Die Vogeltränke

Seit der Kontaktsperre wegen des Corona-Virus‘ gibt es ein Thema, das mich fast mehr noch als die Krankheit an sich beschäftigt: Zum Spielen mit den Kindern ist uns, von kurzen Streifzügen durch den Volkspark einmal abgesehen, nur ein kleines zubetoniertes Viereck im Hof geblieben – dass zwei Autos rund ein Viertel der Fläche blockieren, sei hier nur am Rande erwähnt. Eine Nachbarin sorgt sich seit Jahren um die Vogelschicksale in unserer Umgebung, behängt die dürren Äste einer Forsythie ganzjährig mit zu vielen Meisenknödeln und füllt Futter in ein kleines Vogelhäuschen. Zusätzlich tauscht sie täglich das Wasser in einem mit zwei faustgroßen Steinen beschwerten Untersetzer für Blumentöpfe. Die Kinder lieben es, Sand in diese provisorische Vogeltränke zu schütten, sie umzustürzen oder mit einer verräterischen Spur verlorenen Wassers über den Hof zu zerren. Um die Lage zu entspannen, hat der zweite, handwerklich ungleich begabtere Familienvater in unserem Haus – er ist auf Kurzarbeit wie ich – eine Halterung an der Hofmauer befestigt, unerreichbar für die Kinder. Die Vögel, sie könnten so glücklich sein – wäre da nicht die Nachbarin, die nicht müde wird, die Tränke immer wieder zurück auf den Boden zu stellen, und uns mit kühler Begrüßung im Hausflur zu verstehen gibt, dass sie nicht toleriert, wenn wir über den Standort dieser für das Federvieh überlebenswichtigen Einrichtung bestimmen.

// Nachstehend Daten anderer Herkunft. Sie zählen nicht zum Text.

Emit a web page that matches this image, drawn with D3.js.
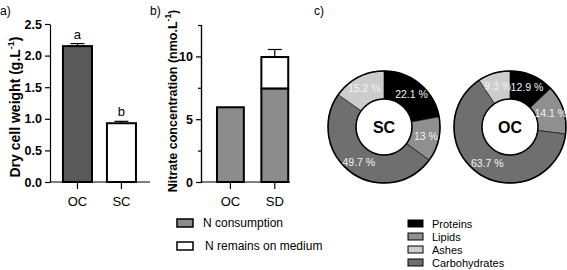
<!DOCTYPE html>
<html><head><meta charset="utf-8">
<script src="https://cdn.jsdelivr.net/npm/d3@7"></script>
<style>body{margin:0;background:#fff}svg{display:block;font-family:"Liberation Sans",Arial,sans-serif}</style>
</head><body><svg id="c" width="567" height="270"></svg>
<script>
// Panel a
const aCats = ["OC", "SC"];
const aValues = [2.15, 0.93];
const aErrors = [0.04, 0.03];
const aLetters = ["a", "b"];
const aTicks = [0, 0.5, 1.0, 1.5, 2.0, 2.5];
// Panel b
const bCats = ["OC", "SD"];
const bConsumption = [5.95, 7.45];
const bRemains = [0, 2.5];
const bErrors = [0, 0.6];
const bTicks = [0, 5, 10];
const bMinorTicks = [2.5, 7.5, 12.5];
const bLegend = ["N consumption", "N remains on medium"];
// Panel c
const cComponents = ["Proteins", "Lipids", "Carbohydrates", "Ashes"];
const cSC = [22.1, 13, 49.7, 15.2];
const cOC = [12.9, 14.1, 63.7, 9.3];
const cLegendOrder = ["Proteins", "Lipids", "Ashes", "Carbohydrates"];

const svg = d3.select("#c");
const font = '"Liberation Sans",Arial,sans-serif';

// ---------- Panel a ----------
{
  const x = d3.scaleBand().domain(aCats).range([50, 150]).paddingInner(0.34).paddingOuter(0.307).align(0.48);
  const y = d3.scaleLinear().domain([0, 2.5]).range([182, 24]);
  const g = svg.append("g");
  g.append("text").attr("x", 0).attr("y", 15).attr("font-size", 12).text("a)");
  const colors = ["#595959", "#ffffff"];
  aCats.forEach((c, i) => {
    const top = y(aValues[i] + aErrors[i]);
    const xc = x(c) + x.bandwidth() / 2;
    g.append("line").attr("x1", xc).attr("x2", xc).attr("y1", top).attr("y2", y(aValues[i])).attr("stroke", "#000").attr("stroke-width", 1.2);
    g.append("line").attr("x1", xc - 7).attr("x2", xc + 7).attr("y1", top).attr("y2", top).attr("stroke", "#000").attr("stroke-width", 1.2);
    g.append("rect").attr("x", x(c)).attr("y", y(aValues[i])).attr("width", x.bandwidth()).attr("height", y(0) - y(aValues[i]))
      .attr("fill", colors[i]).attr("stroke", "#000").attr("stroke-width", 2);
    g.append("text").attr("x", xc).attr("y", top - 5).attr("text-anchor", "middle").attr("font-size", 13).text(aLetters[i]);
  });
  const ya = g.append("g").attr("transform", "translate(50,0)").call(d3.axisLeft(y).tickValues(aTicks).tickFormat(d3.format(".1f")).tickSize(5).tickSizeOuter(0));
  ya.selectAll("text").attr("font-size", 12.5).attr("font-weight", "bold").attr("font-family", font).attr("fill", "#000");
  ya.selectAll("line,path").attr("stroke", "#000").attr("stroke-width", 1.2);
  const xa = g.append("g").attr("transform", "translate(0,182)").call(d3.axisBottom(x).tickSize(7).tickSizeOuter(0).tickPadding(8));
  xa.select("path").attr("d", "M50,0H150");
  xa.selectAll("text").attr("font-size", 13).attr("font-family", font).attr("fill", "#000");
  xa.selectAll("line,path").attr("stroke", "#000").attr("stroke-width", 1.2);
  g.append("text").attr("transform", "translate(20,107) rotate(-90)").attr("text-anchor", "middle")
    .attr("font-size", 14).attr("font-weight", "bold").html('Dry cell weight (g.L<tspan dy="-6" font-size="9">-1</tspan><tspan dy="6">)</tspan>');
}

// ---------- Panel b ----------
{
  const x = d3.scaleBand().domain(bCats).range([201, 290]).paddingInner(0.395).paddingOuter(0.2).align(0.9);
  const y = d3.scaleLinear().domain([0, 12.5]).range([182, 25]);
  const g = svg.append("g");
  g.append("text").attr("x", 150).attr("y", 15).attr("font-size", 12).text("b)");
  bCats.forEach((c, i) => {
    const xc = x(c) + x.bandwidth() / 2;
    const total = bConsumption[i] + bRemains[i];
    if (bErrors[i] > 0) {
      const top = y(total + bErrors[i]);
      g.append("line").attr("x1", xc).attr("x2", xc).attr("y1", top).attr("y2", y(total)).attr("stroke", "#000").attr("stroke-width", 1.2);
      g.append("line").attr("x1", xc - 7).attr("x2", xc + 7).attr("y1", top).attr("y2", top).attr("stroke", "#000").attr("stroke-width", 1.2);
    }
    g.append("rect").attr("x", x(c)).attr("y", y(bConsumption[i])).attr("width", x.bandwidth()).attr("height", y(0) - y(bConsumption[i]))
      .attr("fill", "#8c8c8c").attr("stroke", "#000").attr("stroke-width", 2);
    if (bRemains[i] > 0) {
      g.append("rect").attr("x", x(c)).attr("y", y(total)).attr("width", x.bandwidth()).attr("height", y(bConsumption[i]) - y(total))
        .attr("fill", "#fff").attr("stroke", "#000").attr("stroke-width", 2);
    }
  });
  const ya = g.append("g").attr("transform", "translate(201,0)").call(d3.axisLeft(y).tickValues(bTicks).tickSize(5).tickSizeOuter(0));
  g.append("g").attr("transform", "translate(201,0)").call(d3.axisLeft(y).tickValues(bMinorTicks).tickSize(3).tickFormat(""))
    .selectAll("line,path").attr("stroke", "#000").attr("stroke-width", 1.2);
  ya.selectAll("text").attr("font-size", 12.5).attr("font-weight", "bold").attr("font-family", font).attr("fill", "#000");
  ya.selectAll("line,path").attr("stroke", "#000").attr("stroke-width", 1.2);
  const xa = g.append("g").attr("transform", "translate(0,182)").call(d3.axisBottom(x).tickSize(7).tickSizeOuter(0).tickPadding(8));
  xa.select("path").attr("d", "M201,0H290");
  xa.selectAll("text").attr("font-size", 13).attr("font-family", font).attr("fill", "#000");
  xa.selectAll("line,path").attr("stroke", "#000").attr("stroke-width", 1.2);
  g.append("text").attr("transform", "translate(177,101) rotate(-90)").attr("text-anchor", "middle")
    .attr("font-size", 12.5).attr("font-weight", "bold").html('Nitrate concentration (nmo.L<tspan dy="-6" font-size="8.5">-1</tspan><tspan dy="6">)</tspan>');
  const legFill = ["#8c8c8c", "#fff"];
  bLegend.forEach((t, i) => {
    const yy = 219 + i * 23;
    g.append("rect").attr("x", 177).attr("y", yy).attr("width", 16).attr("height", 8).attr("fill", legFill[i]).attr("stroke", "#000").attr("stroke-width", 1.5);
    g.append("text").attr("x", 203 + i * 2).attr("y", yy + 8).attr("font-size", 12).text(t);
  });
}

// ---------- Panel c ----------
{
  const g = svg.append("g");
  g.append("text").attr("x", 314).attr("y", 15).attr("font-size", 12).text("c)");
  const color = d3.scaleOrdinal().domain(cComponents).range(["#000000", "#8f8f8f", "#6f6f6f", "#cccccc"]);
  const pie = d3.pie().sort(null).value(d => d.v);
  const arc = d3.arc().innerRadius(28).outerRadius(56);
  const labelArc = d3.arc().innerRadius(43).outerRadius(43);
  const donut = (vals, cx, name) => {
    const gg = g.append("g").attr("transform", `translate(${cx},127)`);
    const data = pie(cComponents.map((c, i) => ({ c, v: vals[i] })));
    gg.selectAll("path").data(data).join("path").attr("d", arc).attr("fill", d => color(d.data.c))
      .attr("stroke", "#000").attr("stroke-width", 0.6);
    gg.append("circle").attr("r", 56).attr("fill", "none").attr("stroke", "#000").attr("stroke-width", 1.5);
    gg.append("circle").attr("r", 28).attr("fill", "#fff").attr("stroke", "#000").attr("stroke-width", 1.5);
    gg.selectAll("text.l").data(data).join("text").attr("class", "l")
      .attr("transform", d => `translate(${labelArc.centroid(d)})`).attr("text-anchor", "middle").attr("dy", "0.35em")
      .attr("font-size", 10.5).attr("fill", "#f2f2f2").text(d => d.data.v + " %");
    gg.append("text").attr("text-anchor", "middle").attr("dy", "0.35em").attr("font-size", 16).attr("font-weight", "bold").text(name);
  };
  donut(cSC, 384, "SC");
  donut(cOC, 510, "OC");
  cLegendOrder.forEach((t, i) => {
    const yy = 220 + i * 13;
    g.append("rect").attr("x", 408).attr("y", yy).attr("width", 15).attr("height", 7).attr("fill", color(t)).attr("stroke", "#000").attr("stroke-width", 1);
    g.append("text").attr("x", 432).attr("y", yy + 8).attr("font-size", 11).text(t);
  });
}
</script></body></html>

Wenn ich mich gerade nicht mit der Vogeltränke oder dem auf diese oder andere Weise das Leben einschränkenden Virus beschäftige, dann arbeite ich an meinem Roman. Und manchmal, nach einem halben Tag mit den Kindern, an dem ich unentwegt auf die Uhr gesehen habe, ob meine Freundin nicht endlich nach Hause kommt, nach einer Auseinandersetzung mit ihr, wann ich wieder zu Hause zu sein habe, und nach einem überstürzten Aufbruch in das kleine Büro, das wir gerade als Homeoffice bezeichnen; wenn ich also endlich am Rechner sitze und endlich die Zeit habe, das zu schreiben, wovon mich das ach so arge Leben momentan noch ein Stück mehr abhält, dann weiß ich gar nichts mehr von dem Text, dann denke ich an den Hinterhof, von dem ich mich wie oft schon fortgewünscht habe, und frage mich, wo die Vogeltränke wohl gerade steht.